The strength and preparation of the future teachers must be evident even before they enter the credential program. Admission is not automatic. Students must apply and demonstrate proficiency in their subject matter — vocal, instrumental or general music — in addition to earning a bachelors degree in music with a music education concentration. As student teachers, they must teach two of three levels — elementary, junior high, high school — and report to a master teacher at each school. During this time, faculty members monitor students, sometimes lending a helping hand or advice. And throughout the program, they return to campus for courses required by the College of Education and Music Department.

In addition to demonstrating the success of the program, the recent credential class of 2006 — including Schmidt — shows the variety of teaching positions that awaited them.

Brian Gallagher (B.A. music ’05) is the full-time band director at Norco High School, leading its marching, symphonic and concert bands, and jazz ensemble.

Taking the Lead
Brian Gallagher, third from left, is the band director at Norco High School.

Although students traditionally spend their first semester in the credential program primarily observing and providing instruction under the supervision of their master teachers, Gallagher said he started “working with students right off the bat,” at Orangeview Junior High School in Anaheim, which had an orchestra, jazz ensemble and beginning band class.

“It was a new experience for me,” he said. “I had no orchestra experience, no beginning band experience. It helped me learn a lot.”

Gallagher also worked as an intern at Servite High School to run an after-school music program.

Allowing that just knowing music isn’t everything, Gallagher said, “I honestly thought I knew it all, but student teaching was the best thing to happen to me. I benefited a great deal.”

Currently a teacher at St. Martin of Tours, a private K-8 Catholic school in Brentwood, Judi Elterman began her credential program at age 59. She previously was a television director and associate director for such series as “Facts of Life,” “Charlie Rose,” “Silver Spoon,” “MacNeil/Lehrer News Hour,” “Punky Brewster” and “Charles in Charge.”

“What I was doing was getting less and less satisfying,” Elterman said of her 30-year career in television production.

She discovered her new profession when “my mom heard me sing and said, ‘You have a pretty voice. Why don’t you join a choir?’ So, I joined a choir in Santa Monica — loved it — and before I knew it, I was singing in Germany and Czechoslovakia with the William Hall Master Chorale.

“Then I started voice lessons with Nicole Baker [lecturer in music], which was the conduit for my new career.”

Two days a week, Elterman teaches 17 classes, including recorder lessons plus choir after school. The remainder of the week, she assists other teachers. Once a month, she conducts the school choir at a school mass and Sunday mass.

Schmidt too, pursued a teaching career later in life, although she had led the small ensemble, plus children, youth and adult choirs at a church.
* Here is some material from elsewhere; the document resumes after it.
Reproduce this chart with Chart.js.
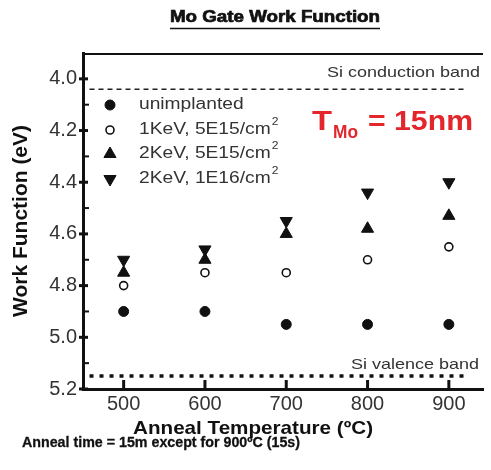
<!DOCTYPE html>
<html lang="en">
<head>
<meta charset="UTF-8" />
<title>Mo Gate Work Function</title>
<script src="https://cdn.jsdelivr.net/npm/chart.js"></script>
<style>
  html, body { margin: 0; padding: 0; background: #fff; }
  #wrap { position: relative; width: 491px; height: 470px; }
</style>
</head>
<body>
<div id="wrap"><canvas id="wfChart" width="491" height="470"></canvas></div>
<script>
  // anneal temperatures (°C)
  const temps = [500, 600, 700, 800, 900];
  // work function (eV) for each implant condition
  const unimplanted = [4.90, 4.90, 4.95, 4.95, 4.95];
  const kev1_5e15 = [4.80, 4.75, 4.75, 4.70, 4.65];
  const kev2_5e15 = [4.75, 4.70, 4.60, 4.58, 4.53];
  const kev2_1e16 = [4.70, 4.66, 4.55, 4.44, 4.40];
  const seriesNames = ['unimplanted', '1KeV, 5E15/cm²', '2KeV, 5E15/cm²', '2KeV, 1E16/cm²'];

  // Si band edges (dotted reference lines)
  const bandX = [458, 920];
  const siConduction = 4.04;
  const siValence = 5.15;

  // axis ticks
  const xTicks = [500, 600, 700, 800, 900];
  const yMajor = [4.0, 4.2, 4.4, 4.6, 4.8, 5.0, 5.2];
  const yMinor = [4.1, 4.3, 4.5, 4.7, 4.9, 5.1];

  const FONT = "'Liberation Sans', Arial, Helvetica, sans-serif";
  const INK = '#111';
  const GREY = '#333';

  const pts = ys => temps.map((t, i) => ({ x: t, y: ys[i] }));
  const band = v => bandX.map(x => ({ x: x, y: v }));

  // draw text, optionally stretched horizontally (the source figure is a bit wide)
  function txt(ctx, s, x, y, font, color, o = {}) {
    ctx.save();
    ctx.font = font;
    ctx.fillStyle = color;
    ctx.textBaseline = o.baseline || 'middle';
    ctx.textAlign = 'left';
    const w = ctx.measureText(s).width;
    const sx = o.width ? o.width / w : (o.sx || 1);
    let x0 = x;
    if (o.align === 'right') x0 = x - w * sx;
    if (o.align === 'center') x0 = x - w * sx / 2;
    ctx.translate(x0, y);
    ctx.scale(sx, 1);
    ctx.fillText(s, 0, 0);
    if (o.bolder) {
      ctx.strokeStyle = color;
      ctx.lineWidth = o.bolder;
      ctx.strokeText(s, 0, 0);
    }
    ctx.restore();
    return w * sx;
  }

  function marker(ctx, ds, x, y) {
    const r = ds.pointRadius;
    ctx.save();
    ctx.fillStyle = ds.backgroundColor;
    ctx.strokeStyle = ds.borderColor;
    ctx.lineWidth = ds.borderWidth;
    ctx.beginPath();
    if (ds.pointStyle === 'triangle') {
      const s = ds.pointRotation ? -1 : 1;
      ctx.moveTo(x, y - s * r);
      ctx.lineTo(x + r * 0.866, y + s * r / 2);
      ctx.lineTo(x - r * 0.866, y + s * r / 2);
      ctx.closePath();
    } else {
      ctx.arc(x, y, r, 0, Math.PI * 2);
    }
    ctx.fill();
    ctx.stroke();
    ctx.restore();
  }

  const decor = {
    id: 'decor',
    afterDraw(chart) {
      const ctx = chart.ctx;
      const a = chart.chartArea;
      const xs = chart.scales.x;
      const ys = chart.scales.y;

      // top frame
      ctx.save();
      ctx.strokeStyle = INK;
      ctx.lineWidth = 2;
      ctx.beginPath();
      ctx.moveTo(a.left, a.top + 1);
      ctx.lineTo(a.right, a.top + 1);
      ctx.stroke();

      // tick marks
      ctx.lineWidth = 3;
      yMajor.forEach(v => {
        const py = ys.getPixelForValue(v);
        ctx.beginPath();
        ctx.moveTo(a.left - 4, py);
        ctx.lineTo(a.left + 5, py);
        ctx.stroke();
      });
      ctx.lineWidth = 2;
      yMinor.forEach(v => {
        const py = ys.getPixelForValue(v);
        ctx.beginPath();
        ctx.moveTo(a.left, py);
        ctx.lineTo(a.left + 6, py);
        ctx.stroke();
      });
      ctx.lineWidth = 3;
      xTicks.forEach(v => {
        const px = xs.getPixelForValue(v);
        ctx.beginPath();
        ctx.moveTo(px, a.bottom);
        ctx.lineTo(px, a.bottom - 9);
        ctx.stroke();
      });
      ctx.restore();

      // x axis title (centred under the original, wider plot)
      txt(ctx, 'Anneal Temperature (ºC)', 253, 429, 'bold 19px ' + FONT, INK, { align: 'center', width: 240 });

      // legend
      const rows = [105, 130, 154, 179];
      chart.data.datasets.filter(d => !d.band).forEach((d, i) => {
        marker(ctx, d, 110, rows[i]);
        const sup = d.label.endsWith('²');
        const main = sup ? d.label.slice(0, -1) : d.label;
        const w = txt(ctx, main, 139, rows[i], '16px ' + FONT, GREY, { sx: 1.2 });
        if (sup) txt(ctx, '2', 140 + w, rows[i] - 8, '11px ' + FONT, GREY, { sx: 1.1 });
      });

      // band labels
      txt(ctx, 'Si conduction band', 480, 73, '15px ' + FONT, GREY, { align: 'right', sx: 1.2 });
      txt(ctx, 'Si valence band', 479, 365, '15px ' + FONT, GREY, { align: 'right', sx: 1.2 });

      // T_Mo = 15nm
      const red = '#e3262b';
      txt(ctx, 'T', 312, 130, 'bold 28px ' + FONT, red, { baseline: 'alphabetic', width: 20 });
      txt(ctx, 'Mo', 333, 138, 'bold 18px ' + FONT, red, { baseline: 'alphabetic', width: 25 });
      txt(ctx, '= 15nm', 368, 130, 'bold 28px ' + FONT, red, { baseline: 'alphabetic', width: 105 });

      // title and footnote
      txt(ctx, 'Mo Gate Work Function', 275, 18, 'bold 16px ' + FONT, INK, { align: 'center', width: 210, bolder: 0.7 });
      ctx.save();
      ctx.strokeStyle = INK;
      ctx.lineWidth = 1.5;
      ctx.beginPath();
      ctx.moveTo(170, 28.5);
      ctx.lineTo(380, 28.5);
      ctx.stroke();
      ctx.restore();
      txt(ctx, 'Anneal time = 15m except for 900ºC (15s)', 22, 443, 'bold 15px ' + FONT, INK, { width: 278, bolder: 0.3 });
    }
  };

  const ctx = document.getElementById('wfChart').getContext('2d');
  const wfChart = new Chart(ctx, {
    type: 'scatter',
    data: {
      datasets: [
        {
          label: seriesNames[0],
          data: pts(unimplanted),
          pointStyle: 'circle',
          pointRadius: 5,
          backgroundColor: INK,
          borderColor: INK,
          borderWidth: 1,
        },
        {
          label: seriesNames[1],
          data: pts(kev1_5e15),
          pointStyle: 'circle',
          pointRadius: 4,
          backgroundColor: '#fff',
          borderColor: INK,
          borderWidth: 1.6,
        },
        {
          label: seriesNames[2],
          data: pts(kev2_5e15),
          pointStyle: 'triangle',
          pointRadius: 7,
          backgroundColor: INK,
          borderColor: INK,
          borderWidth: 1,
        },
        {
          label: seriesNames[3],
          data: pts(kev2_1e16),
          pointStyle: 'triangle',
          pointRotation: 180,
          pointRadius: 7,
          backgroundColor: INK,
          borderColor: INK,
          borderWidth: 1,
        },
        {
          label: 'Si conduction band',
          band: true,
          data: band(siConduction),
          showLine: true,
          pointRadius: 0,
          borderColor: '#222',
          borderWidth: 1.5,
          borderDash: [5, 4],
        },
        {
          label: 'Si valence band',
          band: true,
          data: band(siValence),
          showLine: true,
          pointRadius: 0,
          borderColor: INK,
          borderWidth: 3.5,
          borderDash: [4, 6],
        },
      ],
    },
    options: {
      responsive: false,
      animation: false,
      events: [],
      layout: { padding: { top: 53, bottom: 30, left: 0, right: 0 } },
      plugins: {
        legend: { display: false },
        title: { display: false },
        tooltip: { enabled: false },
      },
      scales: {
        x: {
          type: 'linear',
          min: 450,
          max: 942,
          afterBuildTicks: s => { s.ticks = xTicks.map(v => ({ value: v })); },
          afterFit: s => { s.height = 51; },
          grid: { drawOnChartArea: false, drawTicks: false },
          border: { display: true, color: INK, width: 3 },
          ticks: { color: GREY, font: { family: FONT, size: 20 }, padding: 3, maxRotation: 0 },
          title: { display: false, text: 'Anneal Temperature (ºC)' },
        },
        y: {
          type: 'linear',
          reverse: true,
          min: 3.9,
          max: 5.2,
          afterBuildTicks: s => { s.ticks = yMajor.map(v => ({ value: v })); },
          afterFit: s => { s.width = 83; },
          grid: { drawOnChartArea: false, drawTicks: false },
          border: { display: true, color: INK, width: 3 },
          ticks: {
            color: GREY,
            font: { family: FONT, size: 20 },
            padding: 6,
            callback: v => v.toFixed(1),
          },
          title: {
            display: true,
            text: 'Work Function (eV)',
            color: INK,
            font: { family: FONT, size: 21, weight: 'bold' },
            padding: { top: 9, bottom: 0 },
          },
        },
      },
    },
    plugins: [decor],
  });
</script>
</body>
</html>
“The best part of teaching,” she said, “is watching the kids’ responses after they perform; not just watching them succeed, but knowing that this makes an impression for the rest of their lives. It’s something they carry with them forever.”
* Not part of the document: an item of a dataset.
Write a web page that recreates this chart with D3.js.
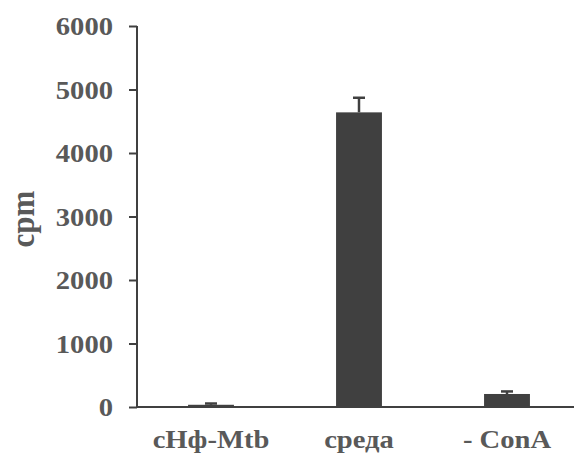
<!DOCTYPE html>
<html>
<head>
<meta charset="utf-8">
<script src="https://cdn.jsdelivr.net/npm/d3@7"></script>
<style>
  html, body { margin: 0; padding: 0; background: #fff; }
  svg { display: block; }
  text { font-family: "Liberation Serif", "Times New Roman", serif; font-weight: bold; fill: #595959; }
</style>
</head>
<body>
<svg id="chart" width="574" height="453"></svg>
<script>
// Proliferation (cpm) by stimulus
const categories = ["cНф-Mtb", "среда", "- ConA"];
const means = [35, 4640, 205];
const errors = [20, 230, 40];
const yTicks = [0, 1000, 2000, 3000, 4000, 5000, 6000];
const yTitle = "cpm";

const svg = d3.select("#chart");
const ink = "#404040";
const stretch = 1.1; // glyphs are drawn slightly wide

const x = d3.scaleBand().domain(categories).range([137, 581]).paddingInner(0.69).paddingOuter(0.345);
const y = d3.scaleLinear().domain([0, 6000]).range([407, 26]);

// y axis
const yAxis = svg.append("g")
  .attr("transform", "translate(137,0)")
  .call(d3.axisLeft(y).tickValues(yTicks).tickSize(8).tickPadding(16).tickFormat(d3.format("d")));
yAxis.selectAll("path, line").attr("stroke", ink).attr("stroke-width", 2);
yAxis.select(".domain").attr("d", `M0,${y(6000)}V${y(0)}`);
yAxis.selectAll("text")
  .style("font-size", "26px")
  .attr("dy", "0.34em")
  .attr("transform", function () {
    const tx = +d3.select(this).attr("x");
    return `translate(${tx},0) scale(${stretch},1) translate(${-tx},0)`;
  });

// bars
svg.append("g").selectAll("rect")
  .data(categories)
  .join("rect")
  .attr("x", d => x(d))
  .attr("width", x.bandwidth())
  .attr("y", (d, i) => y(means[i]))
  .attr("height", (d, i) => y(0) - y(means[i]))
  .attr("fill", ink);

// upper error bars
const eb = svg.append("g").attr("stroke", ink).attr("stroke-width", 2.5);
categories.forEach((c, i) => {
  const cx = x(c) + x.bandwidth() / 2;
  eb.append("line").attr("x1", cx).attr("x2", cx).attr("y1", y(means[i])).attr("y2", y(means[i] + errors[i]));
  eb.append("line").attr("x1", cx - 6).attr("x2", cx + 6).attr("y1", y(means[i] + errors[i])).attr("y2", y(means[i] + errors[i]));
});

// x axis
const xAxis = svg.append("g")
  .attr("transform", `translate(0,${y(0)})`)
  .call(d3.axisBottom(x).tickSize(0).tickPadding(0));
xAxis.select(".domain").attr("stroke", ink).attr("stroke-width", 2).attr("d", "M137,0H581");
xAxis.selectAll("text")
  .style("font-size", "26px")
  .attr("y", 41)
  .attr("dy", "0")
  .attr("transform", `scale(${stretch},1)`);

// y axis title
svg.append("text")
  .attr("transform", `translate(34,219) scale(${stretch},1) rotate(-90)`)
  .attr("text-anchor", "middle")
  .style("font-size", "31px")
  .text(yTitle);
</script>
</body>
</html>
On the flip side of teaching at just one school are Kyle Betts (B.A. music ’04) and Deanne Robertson (B.A. music ’05), who are employed by school districts to teach at several locations.

Betts’ fifth- and sixth-grade students can be found at seven elementary schools in the Corona Norco Unified School District.
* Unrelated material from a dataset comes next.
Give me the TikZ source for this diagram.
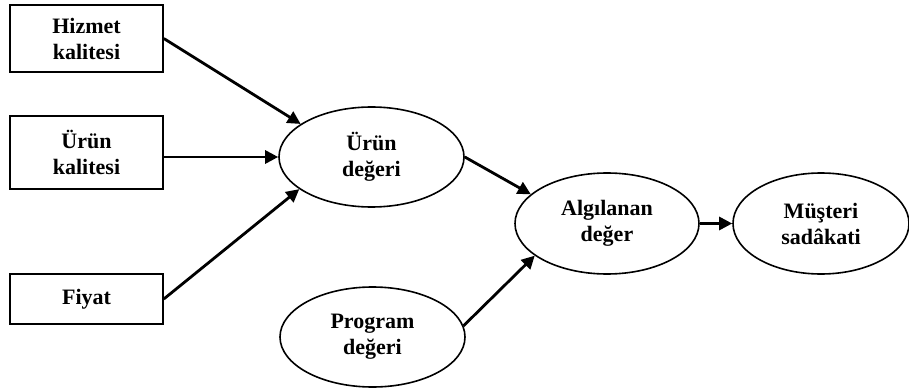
\documentclass[tikz,border=0pt]{standalone}
\usepackage{fontspec}
\setmainfont{Liberation Serif}
\usepackage{tikz}
\usetikzlibrary{shapes, arrows.meta, positioning, calc}
\tikzstyle{factor} = [rectangle, minimum width=153pt, inner sep=0pt, text centered, align=center, draw=black, line width=1.6pt, font=\bfseries\fontsize{22}{26}\selectfont]
\tikzstyle{value} = [ellipse, minimum width=185pt, minimum height=100pt, inner sep=0pt, text centered, align=center, draw=black, line width=1.6pt, font=\bfseries\fontsize{22}{26}\selectfont]
\tikzstyle{arrow} = [line width=2.8pt, -{Triangle[length=13pt, width=13pt]}]

\begin{document}
\begin{tikzpicture}[x=1pt, y=-1pt]
				\useasboundingbox (0,0) rectangle (909,390);
				\node (hizmet) [factor, minimum height=67pt] at (86.5,38.5) {Hizmet\\kalitesi};
				\node (urunkal) [factor, minimum height=73pt] at (86.5,152.5) {Ürün\\kalitesi};
				\node (fiyat) [factor, minimum height=50pt] at (86.5,299) {Fiyat};
				\node (urundeger) [value] at (371.5,157) {Ürün\\değeri};
				\node (program) [value] at (372.5,337) {Program\\değeri};
				\node (algilanan) [value, minimum width=184pt, minimum height=101pt] at (607,223.5) {Algılanan\\değer};
				\node (musteri) [value, minimum width=176pt, minimum height=101pt] at (821,223.5) {Müşteri\\sadâkati};

				\draw [arrow] (hizmet.east) -- (urundeger.155);
				\draw [arrow] (urunkal.east |- urundeger.west) -- (urundeger.west);
				\draw [arrow] (fiyat.east) -- (urundeger.204);
				\draw [arrow] (urundeger.east) -- (algilanan.159);
				\draw [arrow] (program.7) -- (algilanan.204);
				\draw [arrow] (algilanan.east) -- (musteri.west);
			\end{tikzpicture}
\end{document}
“Since my junior year in high school, I wanted to be a music teacher,” said Robertson, who teaches for the Hacienda La Puente Unified School District.

At Sparks Middle School, her classes include band and music appreciation. At the elementary level, she’s teaching the recorder to fourth graders, as well as fifth- and sixth-grade band at Temple Academy; and she’s directing the fourth- through sixth-grade band at Sparks Elementary School.

Of her overall experience in the credential program, she said: “It was more demanding than I thought it would be — it was a good demanding. I was very pleased with it.”

As funding for the arts continues to struggle, one might question the odds of securing a job teaching music. But Helen Taylor, coordinator of secondary education, who facilitates internships for students pursuing their single-subject credential, said: “You hear about music programs declining, but our kids get jobs. Our music department does a super job. The program is known throughout the state.”